> _What to do_: Your task is to repeat the lines below exactly, excluding any pictures they contain.

> _Source excerpt_:

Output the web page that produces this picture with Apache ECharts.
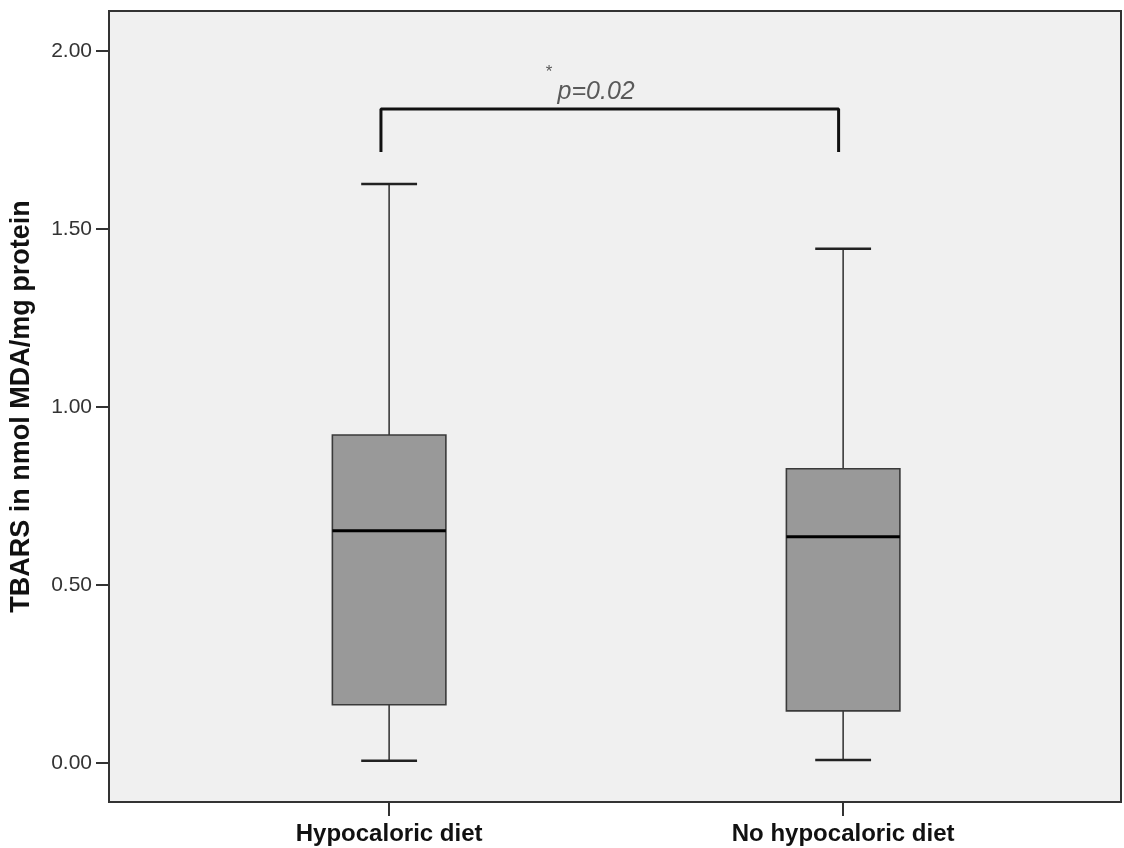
<!DOCTYPE html>
<html>
<head>
<meta charset="utf-8">
<script src="https://cdn.jsdelivr.net/npm/echarts@6/dist/echarts.min.js"></script>
<style>
  html, body { margin: 0; padding: 0; background: #fff; }
  #chart { width: 1124px; height: 848px; }
</style>
</head>
<body>
<div id="chart"></div>
<script>
// groups on the x axis
const categories = ['Hypocaloric diet', 'No hypocaloric diet']
// box statistics per group: min, Q1, median, Q3, max
const boxMin = [0.006, 0.008]
const boxQ1 = [0.163, 0.146]
const boxMedian = [0.652, 0.635]
const boxQ3 = [0.921, 0.826]
const boxMax = [1.626, 1.444]
// y ticks
const yTicks = [0, 0.5, 1, 1.5, 2]
// significance bracket (x in group units, y in data units)
const bracketX = [-0.018, -0.018, 0.99, 0.99]
const bracketY = [1.716, 1.837, 1.837, 1.716]
const pLabel = 'p=0.02'
const starLabel = '*'

const chart = echarts.init(document.getElementById('chart'))

const boxData = categories.map((c, i) => [i, boxMin[i], boxQ1[i], boxMedian[i], boxQ3[i], boxMax[i]])

const renderBox = (params, api) => {
  const x = api.value(0)
  const band = api.size([1, 0])[0]
  const half = band * 0.125
  const cap = band * 0.0615
  const pMin = api.coord([x, api.value(1)])
  const pQ1 = api.coord([x, api.value(2)])
  const pMed = api.coord([x, api.value(3)])
  const pQ3 = api.coord([x, api.value(4)])
  const pMax = api.coord([x, api.value(5)])
  const cx = pMin[0]
  const lineStyle = { stroke: '#3a3a3a', lineWidth: 1.6 }
  return {
    type: 'group',
    children: [
      { type: 'line', shape: { x1: cx, y1: pQ3[1], x2: cx, y2: pMax[1] }, style: lineStyle },
      { type: 'line', shape: { x1: cx, y1: pQ1[1], x2: cx, y2: pMin[1] }, style: lineStyle },
      { type: 'line', shape: { x1: cx - cap, y1: pMax[1], x2: cx + cap, y2: pMax[1] }, style: { stroke: '#222', lineWidth: 2.5 } },
      { type: 'line', shape: { x1: cx - cap, y1: pMin[1], x2: cx + cap, y2: pMin[1] }, style: { stroke: '#222', lineWidth: 2.5 } },
      {
        type: 'rect',
        shape: { x: cx - half, y: pQ3[1], width: half * 2, height: pQ1[1] - pQ3[1] },
        style: { fill: '#999999', stroke: '#3a3a3a', lineWidth: 1.6 }
      },
      { type: 'line', shape: { x1: cx - half, y1: pMed[1], x2: cx + half, y2: pMed[1] }, style: { stroke: '#000', lineWidth: 3 } }
    ]
  }
}

const option = {
  backgroundColor: '#fff',
  animation: false,
  grid: {
    left: 108,
    right: 3,
    top: 11,
    bottom: 46,
    show: true,
    backgroundColor: '#f0f0f0',
    borderColor: '#333',
    borderWidth: 2
  },
  xAxis: {
    type: 'value',
    min: -0.617,
    max: 1.612,
    splitLine: { show: false },
    axisLine: { show: true, onZero: false, lineStyle: { color: '#333', width: 2 } },
    axisTick: {
      show: true,
      length: 14,
      customValues: [0, 1],
      lineStyle: { color: '#333', width: 2 }
    },
    axisLabel: {
      show: true,
      customValues: [0, 1],
      formatter: (v) => categories[Math.round(v)] || '',
      margin: 20,
      color: '#111',
      fontSize: 24,
      fontWeight: 'bold',
      fontFamily: 'Liberation Sans, Arial, sans-serif'
    }
  },
  yAxis: {
    type: 'value',
    min: -0.11,
    max: 2.112,
    name: 'TBARS in nmol MDA/mg protein',
    nameLocation: 'middle',
    nameGap: 74,
    nameTextStyle: {
      color: '#111',
      fontSize: 27,
      fontWeight: 'bold',
      fontFamily: 'Liberation Sans, Arial, sans-serif'
    },
    splitLine: { show: false },
    axisLine: { show: true, onZero: false, lineStyle: { color: '#333', width: 2 } },
    axisTick: {
      show: true,
      length: 13,
      customValues: yTicks,
      lineStyle: { color: '#333', width: 2 }
    },
    axisLabel: {
      show: true,
      customValues: yTicks,
      formatter: (v) => v.toFixed(2),
      margin: 17,
      color: '#333',
      fontSize: 21,
      fontFamily: 'Liberation Sans, Arial, sans-serif'
    }
  },
  series: [
    {
      name: 'TBARS',
      type: 'custom',
      renderItem: renderBox,
      encode: { x: 0, y: [1, 2, 3, 4, 5] },
      data: boxData,
      silent: true
    },
    {
      name: 'bracket',
      type: 'line',
      data: bracketX.map((x, i) => [x, bracketY[i]]),
      symbol: 'none',
      lineStyle: { color: '#111', width: 3 },
      silent: true
    },
    {
      name: 'annotation',
      type: 'scatter',
      symbolSize: 0,
      silent: true,
      data: [
        { value: [0.371, 1.885], label: { formatter: pLabel, fontSize: 25, fontStyle: 'italic' } },
        { value: [0.345, 1.94], label: { formatter: starLabel, fontSize: 17 } }
      ],
      label: {
        show: true,
        position: 'inside',
        align: 'left',
        color: '#333',
        fontFamily: 'Liberation Sans, Arial, sans-serif'
      }
    }
  ]
}

chart.setOption(option)
</script>
</body>
</html>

> _Written solution_:
Output the web page that produces this picture with Apache ECharts.
<!DOCTYPE html>
<html>
<head>
<meta charset="utf-8">
<script src="https://cdn.jsdelivr.net/npm/echarts@6/dist/echarts.min.js"></script>
<style>
  html, body { margin: 0; padding: 0; background: #fff; }
  #chart { width: 1124px; height: 848px; }
</style>
</head>
<body>
<div id="chart"></div>
<script>
// groups on the x axis
const categories = ['Hypocaloric diet', 'No hypocaloric diet']
// box statistics per group: min, Q1, median, Q3, max
const boxMin = [0.006, 0.008]
const boxQ1 = [0.163, 0.146]
const boxMedian = [0.652, 0.635]
const boxQ3 = [0.921, 0.826]
const boxMax = [1.626, 1.444]
// y ticks
const yTicks = [0, 0.5, 1, 1.5, 2]
// significance bracket (x in group units, y in data units)
const bracketX = [-0.018, -0.018, 0.99, 0.99]
const bracketY = [1.716, 1.837, 1.837, 1.716]
const pLabel = 'p=0.02'
const starLabel = '*'

const chart = echarts.init(document.getElementById('chart'))

const boxData = categories.map((c, i) => [i, boxMin[i], boxQ1[i], boxMedian[i], boxQ3[i], boxMax[i]])

const renderBox = (params, api) => {
  const x = api.value(0)
  const band = api.size([1, 0])[0]
  const half = band * 0.125
  const cap = band * 0.0615
  const pMin = api.coord([x, api.value(1)])
  const pQ1 = api.coord([x, api.value(2)])
  const pMed = api.coord([x, api.value(3)])
  const pQ3 = api.coord([x, api.value(4)])
  const pMax = api.coord([x, api.value(5)])
  const cx = pMin[0]
  const lineStyle = { stroke: '#3a3a3a', lineWidth: 1.6 }
  return {
    type: 'group',
    children: [
      { type: 'line', shape: { x1: cx, y1: pQ3[1], x2: cx, y2: pMax[1] }, style: lineStyle },
      { type: 'line', shape: { x1: cx, y1: pQ1[1], x2: cx, y2: pMin[1] }, style: lineStyle },
      { type: 'line', shape: { x1: cx - cap, y1: pMax[1], x2: cx + cap, y2: pMax[1] }, style: { stroke: '#222', lineWidth: 2.5 } },
      { type: 'line', shape: { x1: cx - cap, y1: pMin[1], x2: cx + cap, y2: pMin[1] }, style: { stroke: '#222', lineWidth: 2.5 } },
      {
        type: 'rect',
        shape: { x: cx - half, y: pQ3[1], width: half * 2, height: pQ1[1] - pQ3[1] },
        style: { fill: '#999999', stroke: '#3a3a3a', lineWidth: 1.6 }
      },
      { type: 'line', shape: { x1: cx - half, y1: pMed[1], x2: cx + half, y2: pMed[1] }, style: { stroke: '#000', lineWidth: 3 } }
    ]
  }
}

const option = {
  backgroundColor: '#fff',
  animation: false,
  grid: {
    left: 108,
    right: 3,
    top: 11,
    bottom: 46,
    show: true,
    backgroundColor: '#f0f0f0',
    borderColor: '#333',
    borderWidth: 2
  },
  xAxis: {
    type: 'value',
    min: -0.617,
    max: 1.612,
    splitLine: { show: false },
    axisLine: { show: true, onZero: false, lineStyle: { color: '#333', width: 2 } },
    axisTick: {
      show: true,
      length: 14,
      customValues: [0, 1],
      lineStyle: { color: '#333', width: 2 }
    },
    axisLabel: {
      show: true,
      customValues: [0, 1],
      formatter: (v) => categories[Math.round(v)] || '',
      margin: 20,
      color: '#111',
      fontSize: 24,
      fontWeight: 'bold',
      fontFamily: 'Liberation Sans, Arial, sans-serif'
    }
  },
  yAxis: {
    type: 'value',
    min: -0.11,
    max: 2.112,
    name: 'TBARS in nmol MDA/mg protein',
    nameLocation: 'middle',
    nameGap: 74,
    nameTextStyle: {
      color: '#111',
      fontSize: 27,
      fontWeight: 'bold',
      fontFamily: 'Liberation Sans, Arial, sans-serif'
    },
    splitLine: { show: false },
    axisLine: { show: true, onZero: false, lineStyle: { color: '#333', width: 2 } },
    axisTick: {
      show: true,
      length: 13,
      customValues: yTicks,
      lineStyle: { color: '#333', width: 2 }
    },
    axisLabel: {
      show: true,
      customValues: yTicks,
      formatter: (v) => v.toFixed(2),
      margin: 17,
      color: '#333',
      fontSize: 21,
      fontFamily: 'Liberation Sans, Arial, sans-serif'
    }
  },
  series: [
    {
      name: 'TBARS',
      type: 'custom',
      renderItem: renderBox,
      encode: { x: 0, y: [1, 2, 3, 4, 5] },
      data: boxData,
      silent: true
    },
    {
      name: 'bracket',
      type: 'line',
      data: bracketX.map((x, i) => [x, bracketY[i]]),
      symbol: 'none',
      lineStyle: { color: '#111', width: 3 },
      silent: true
    },
    {
      name: 'annotation',
      type: 'scatter',
      symbolSize: 0,
      silent: true,
      data: [
        { value: [0.371, 1.885], label: { formatter: pLabel, fontSize: 25, fontStyle: 'italic' } },
        { value: [0.345, 1.94], label: { formatter: starLabel, fontSize: 17 } }
      ],
      label: {
        show: true,
        position: 'inside',
        align: 'left',
        color: '#333',
        fontFamily: 'Liberation Sans, Arial, sans-serif'
      }
    }
  ]
}

chart.setOption(option)
</script>
</body>
</html>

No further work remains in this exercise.